Harmison came first, setting the new tone and bouncing Pakistan out. He might have been a touch slower after tweaking his left side on Friday, but he still scared out the Pakistan tail when the ball had gone soft and finished not only with the man of the match award but also his first 10-wicket haul and his best Test figures.
The captaincy of Andrew Strauss came second, for a less natural leader would never have had a spinner on so early in the match. Together Harmison and Monty Panesar made the perfect combination on this pitch, out of which all the other bowlers in this Test derived little or nothing. The pair took 19 wickets for 169 - almost as good as Jim Laker 50 years ago - while everybody else laboured to take nine for 593.
It was a golden phase around Thursday lunchtime when the match was won and lost as Harmison bowled fast, often bringing the ball back into the right-hander, while the slow bowler spun the ball away. No wonder Pakistan lost eight wickets for 29 runs. What is a wonder is that so seldom in Test cricket has the combination of fast right and slow left been attempted before: John Snow and Derek Underwood made a rare previous pair.

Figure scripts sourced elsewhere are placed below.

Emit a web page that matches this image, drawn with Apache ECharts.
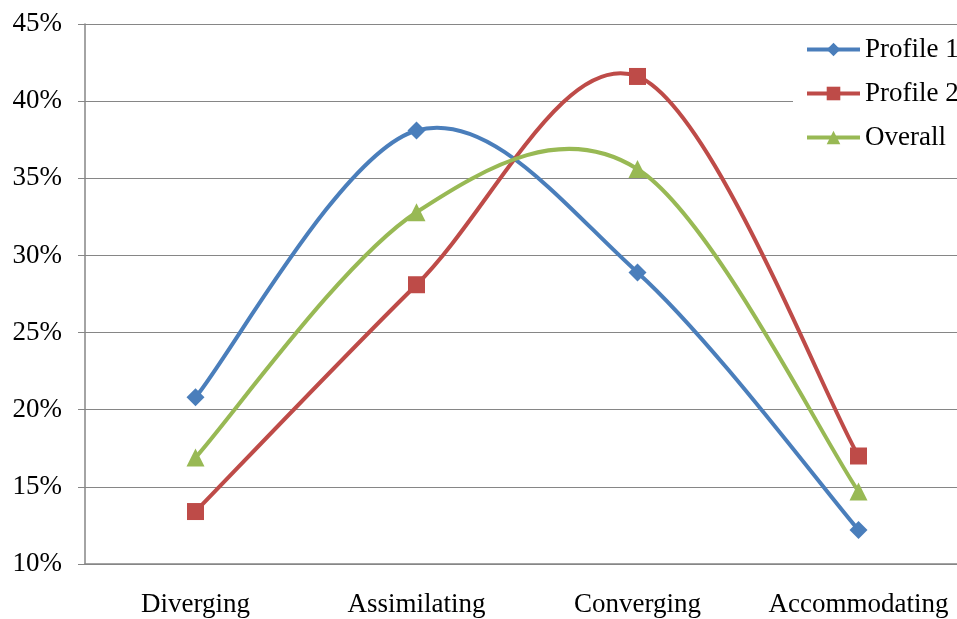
<!DOCTYPE html>
<html><head><meta charset="utf-8">
<script src="https://cdn.jsdelivr.net/npm/echarts@6/dist/echarts.min.js"></script>
<style>html,body{margin:0;padding:0;background:#fff;overflow:hidden;width:957px;height:619px}#c{width:969px;height:619px}</style>
</head><body><div id="c"></div>
<script>
const categories = ['Diverging', 'Assimilating', 'Converging', 'Accommodating'];
const profile1 = [20.8, 38.1, 28.9, 12.2];
const profile2 = [13.4, 28.1, 41.6, 17.0];
const overall = [16.9, 32.8, 35.6, 14.7];
const yTicks = { min: 10, max: 45, interval: 5 };

const font = 'Liberation Serif';
const chart = echarts.init(document.getElementById('c'), null, { renderer: 'canvas' });

// Excel-like smoothed curve (Catmull-Rom Bezier) drawn through the axis scales
function curve(values, color) {
  return {
    type: 'custom', silent: true, z: 2, clip: false,
    data: values.slice(0, -1).map((v, i) => [i, v]),
    renderItem: function (params, api) {
      const i = params.dataIndex;
      const n = values.length;
      const pt = k => { const j = Math.max(0, Math.min(n - 1, k)); return api.coord([j, values[j]]); };
      const p0 = pt(i - 1), p1 = pt(i), p2 = pt(i + 1), p3 = pt(i + 2);
      const c1 = [p1[0] + (p2[0] - p0[0]) / 6, p1[1] + (p2[1] - p0[1]) / 6];
      const c2 = [p2[0] - (p3[0] - p1[0]) / 6, p2[1] - (p3[1] - p1[1]) / 6];
      return {
        type: 'bezierCurve',
        shape: { x1: p1[0], y1: p1[1], cpx1: c1[0], cpy1: c1[1], cpx2: c2[0], cpy2: c2[1], x2: p2[0], y2: p2[1] },
        style: { stroke: color, lineWidth: 4, fill: null, lineCap: 'round' }
      };
    }
  };
}
function s(name, data, color, symbol, size) {
  return { name, type: 'line', data, symbol, symbolSize: size,
    lineStyle: { color, width: 4, opacity: 0 }, itemStyle: { color, opacity: 1 }, z: 3 };
}
chart.setOption({
  animation: false,
  backgroundColor: '#fff',
  textStyle: { fontFamily: font },
  grid: { left: 85, top: 24, bottom: 55, right: 0 },
  legend: {
    orient: 'vertical', left: 793, top: 26, padding: [10, 12, 10, 12],
    backgroundColor: '#fff', itemWidth: 53, itemHeight: 17, itemGap: 17,
    lineStyle: { opacity: 1, width: 4 },
    textStyle: { fontFamily: font, fontSize: 27, color: '#000' },
    data: ['Profile 1', 'Profile 2', 'Overall']
  },
  xAxis: {
    type: 'category', data: categories, boundaryGap: true,
    axisLine: { lineStyle: { color: '#868686', width: 1.5 } },
    axisTick: { alignWithLabel: true, inside: true, length: 6, lineStyle: { color: '#868686' } },
    axisLabel: { fontFamily: font, fontSize: 27, color: '#000', margin: 27, interval: 0 }
  },
  yAxis: {
    type: 'value', min: yTicks.min, max: yTicks.max, interval: yTicks.interval,
    axisLine: { show: true, lineStyle: { color: '#868686', width: 1.5 } },
    axisTick: { show: true, length: 7, lineStyle: { color: '#868686' } },
    splitLine: { lineStyle: { color: '#868686', width: 1.2 } },
    axisLabel: { fontFamily: font, fontSize: 27, color: '#000', margin: 23, formatter: '{value}%' }
  },
  series: [
    curve(profile1, '#4A7EBB'),
    curve(profile2, '#BE4B48'),
    curve(overall, '#98B954'),
    s('Profile 1', profile1, '#4A7EBB', 'diamond', 18),
    s('Profile 2', profile2, '#BE4B48', 'rect', 17),
    s('Overall', overall, '#98B954', 'triangle', 18)
  ]
});
</script></body></html>
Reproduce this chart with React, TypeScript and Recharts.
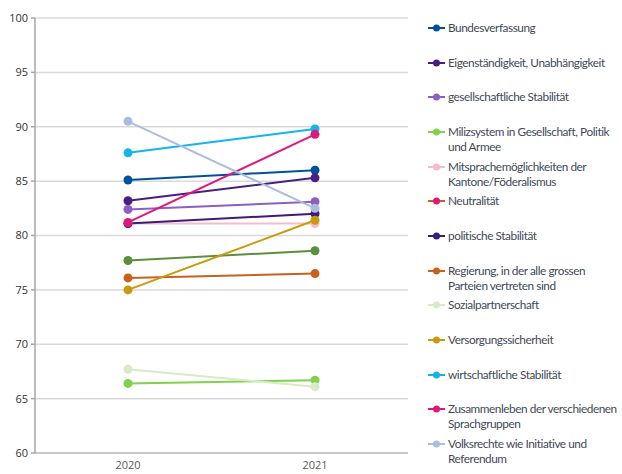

Once Panesar had been wound up yesterday morning and set to bowl at the Warwick Road end (the one opposite to which Laker took 19 wickets for 90) until the conclusion, not too much captaincy was required. But it was still done capably and firmly, with attacking fields but without ostentation. To have a captain with his finger on the button all the time is crucial, and impossible when Andrew Flintoff is bowling. Strauss also took both slip catches that came his way and made his share of runs, to show that he does not think about the captaincy too much.
The one criticism that could be made of Strauss was that he did not have a few more overs at Pakistan on Friday evening when they were at their lowest ebb; South African cricket goes to show that not many matches are won if the possibility of defeat is completely eliminated first. But now he is no longer on probation, and has his first Test victory under his belt, he will grow in confidence.
Then came Panesar to tempt and turn and tease. His figures of five for 72 were the best of his eight-Test career, his match haul eight for 93. It may not be much of a title with Daniel Vettori and Ashley Giles on the treatment table and Harbhajan Singh wicketless save for one dream spell in the West Indies, but Panesar can claim to be the best finger-spinner currently in Test cricket.
After Harmison had bounced out Kamran Akmal with a throat-threatening ball, Panesar took the next five wickets, specialist batsmen all, as is his wont. Of his 25 Test wickets to date, 19 have been specialist batsmen, every one a Test century-maker, ranging from Sachin Tendulkar and Rahul Dravid to Kumar Sangakkara (twice) and Inzamam-ul-Haq.
After Lord's England had wondered if they would ever dismiss Mohammed Yousuf. Panesar did it twice in 28 balls, having him stumped second time around when Yousuf lunged too far forward at the first ball after lunch. In the morning Panesar had spun a ball out of the rough to have the left-hander Imran Farhat caught off bat and pad, but otherwise he turned off the true parts.
Panesar turned some balls as much as Pakistan's wrist-spinner had done. One spun so much that it went to slip; a couple more bounced so much they passed over the stumps. Giles can bore batsmen out, Panesar can bowl them out, and as such they would make a fine pairing in Sydney and any other ground which Australia prepare for Shane Warne and Stuart MacGill.
The bowler enjoyed an element of luck in Inzamam's wicket, but accidents will happen when a spinner bowls a long and accurate spell with men around the bat. Pakistan's captain - already bombed and bewildered by Harmison - played the ball down but up off his boot. Strauss must have realised his luck was turning when he saw somebody else out this way.
Younis Khan battled and ran busily between wickets but could find nobody to stay with him to form the long partnership Pakistan needed to avoid an innings defeat. The visiting vice-captain miscalculated when he shouldered arms to a straight ball. Not many people can claim to dismiss three of the world's top 10 batsmen in one spell, as Panesar did when removing Younis, Yousuf and Inzamam.
Faisal Iqbal has the reputation of being a fine player of spin, yet he too has been dismissed three times by Panesar. It was the classic left-armer's form of dismissal, turning and bouncing and taking the edge en route to slip. Imran Khan and Abdul Qadir, Alan Davidson and Richie Benaud, as well as Snow and Underwood, made famous pairs of fast and slow, but it is still surprising they have been so few.
Harmison returned to blast away the tail. It has been frustrating that he has not fulfilled himself for a year: if only he would do it just occasionally when a pitch does not stimulate him. The end was appropriate as Geraint Jones took the skier which the windy Abdul Razzaq put up, giving England's wicketkeeper a fifth catch in the innings in spite of the break in the tip of his right ring finger. If Jones is ruled out of the next Test, his replacement will have to follow a tough act who has begun to keep admirably.